Repeat after me: Java20 adds no OO feature. You do not have to use Java20 to learn OO. OO courses are not java courses. Do you understand this?


> It is not outdated. [...] You're just succumbing to the misplaced belief that new means more value

Sure, technically you can still teach HTML in Internet Explorer 6 and OOP in Java 7 or something, but that has no added benefit and is actually more difficult to set up nowadays. And you can't deny that old versions are outdated when they don't even receive security updates anymore.

> the only thing that you get is more complexity.

What part of OOP basics got more complex in Java? And why teach Java at all if simpler OOP languages exist? Not to mention that avoiding complexity can actually be counterproductive for teaching. As an example, I got more than 5 years of Java-focused programming education and afterwards I still didn't know what a classpath is and couldn't write a single line outside an IDE because nobody wanted to expose complicated stuff to the students. Instead of forbidding students from using a newer Java version one should focus on the actually important part.

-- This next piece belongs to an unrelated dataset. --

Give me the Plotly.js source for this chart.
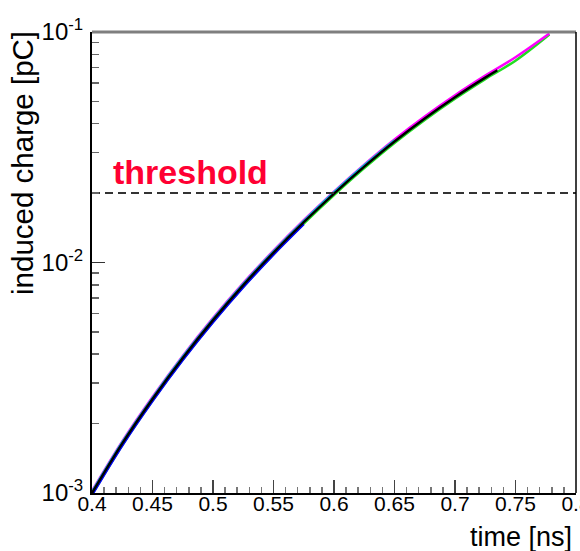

The reason is it creates extra work for the teachers (having to keep up with newer features, bigger diversity of solutions they receive) without much benefit regarding the substance of what they need to teach.

Some universities choose a more “exotic” but more stable programming language for that reason (like SML or Scheme or Smalltalk), but then also get criticized because it’s not a major industry standard.